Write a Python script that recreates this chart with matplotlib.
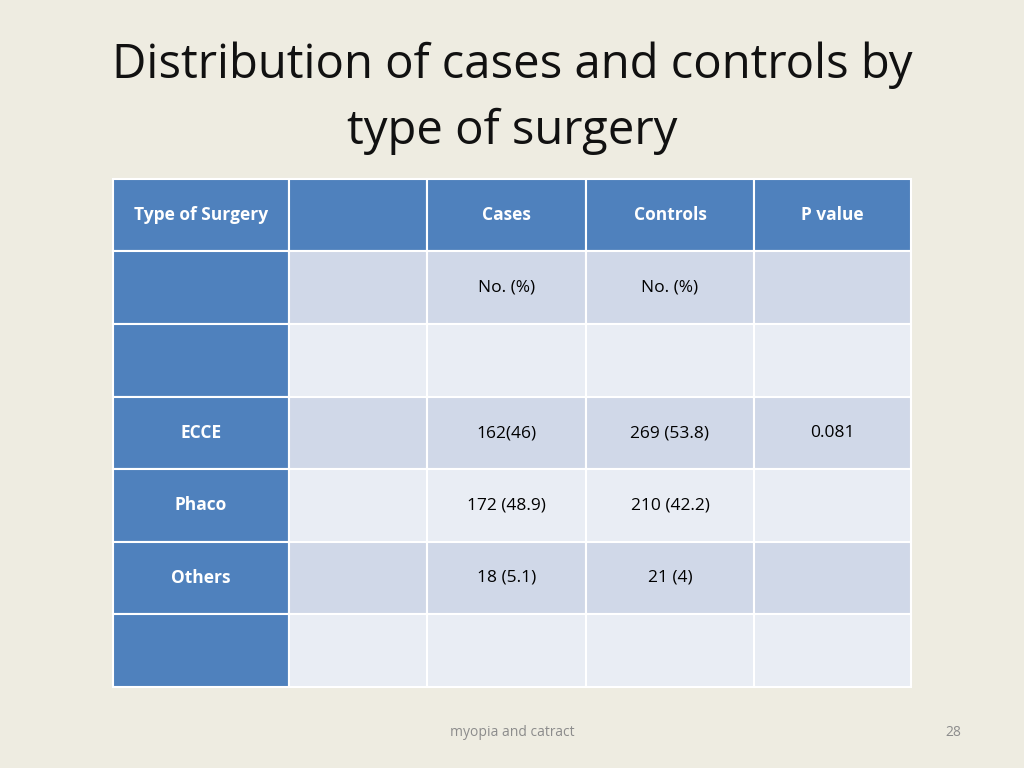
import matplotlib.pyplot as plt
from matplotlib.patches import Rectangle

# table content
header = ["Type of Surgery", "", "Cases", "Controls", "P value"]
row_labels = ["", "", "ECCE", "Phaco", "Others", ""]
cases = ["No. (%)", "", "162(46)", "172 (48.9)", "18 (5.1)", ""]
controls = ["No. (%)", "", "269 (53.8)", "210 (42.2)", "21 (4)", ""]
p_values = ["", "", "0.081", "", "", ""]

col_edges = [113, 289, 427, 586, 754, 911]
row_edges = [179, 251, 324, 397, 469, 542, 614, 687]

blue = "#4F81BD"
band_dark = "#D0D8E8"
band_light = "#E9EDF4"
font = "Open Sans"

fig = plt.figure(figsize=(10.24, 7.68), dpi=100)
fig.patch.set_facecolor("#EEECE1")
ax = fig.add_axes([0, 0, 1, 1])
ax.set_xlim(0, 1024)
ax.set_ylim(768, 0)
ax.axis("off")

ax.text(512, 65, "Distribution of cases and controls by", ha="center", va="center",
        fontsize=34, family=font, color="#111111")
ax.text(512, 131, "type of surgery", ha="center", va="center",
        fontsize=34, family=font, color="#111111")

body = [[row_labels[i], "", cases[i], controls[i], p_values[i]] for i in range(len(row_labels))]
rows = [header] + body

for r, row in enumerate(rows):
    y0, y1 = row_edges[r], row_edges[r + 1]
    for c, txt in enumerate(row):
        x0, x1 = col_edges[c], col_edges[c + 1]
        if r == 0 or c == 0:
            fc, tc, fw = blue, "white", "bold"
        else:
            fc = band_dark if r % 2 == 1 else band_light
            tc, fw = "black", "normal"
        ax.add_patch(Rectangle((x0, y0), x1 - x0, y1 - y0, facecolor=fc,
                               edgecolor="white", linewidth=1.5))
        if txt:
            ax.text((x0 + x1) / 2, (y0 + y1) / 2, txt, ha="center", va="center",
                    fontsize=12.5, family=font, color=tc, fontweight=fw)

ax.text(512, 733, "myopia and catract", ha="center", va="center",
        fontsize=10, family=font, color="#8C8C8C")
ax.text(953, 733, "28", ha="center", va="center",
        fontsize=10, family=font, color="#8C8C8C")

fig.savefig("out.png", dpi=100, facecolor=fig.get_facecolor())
===============
- [PROBLEM REQUIREMENTS]
Starting at the first line of the material, output exactly the lines up to and including the one with "row_edges = [179, 251, 324, 397, 469, 542, 614, 687]". Do not include the pictures.

- [TASK RESPONSE]
Write a Python script that recreates this chart with matplotlib.
import matplotlib.pyplot as plt
from matplotlib.patches import Rectangle

# table content
header = ["Type of Surgery", "", "Cases", "Controls", "P value"]
row_labels = ["", "", "ECCE", "Phaco", "Others", ""]
cases = ["No. (%)", "", "162(46)", "172 (48.9)", "18 (5.1)", ""]
controls = ["No. (%)", "", "269 (53.8)", "210 (42.2)", "21 (4)", ""]
p_values = ["", "", "0.081", "", "", ""]

col_edges = [113, 289, 427, 586, 754, 911]
row_edges = [179, 251, 324, 397, 469, 542, 614, 687]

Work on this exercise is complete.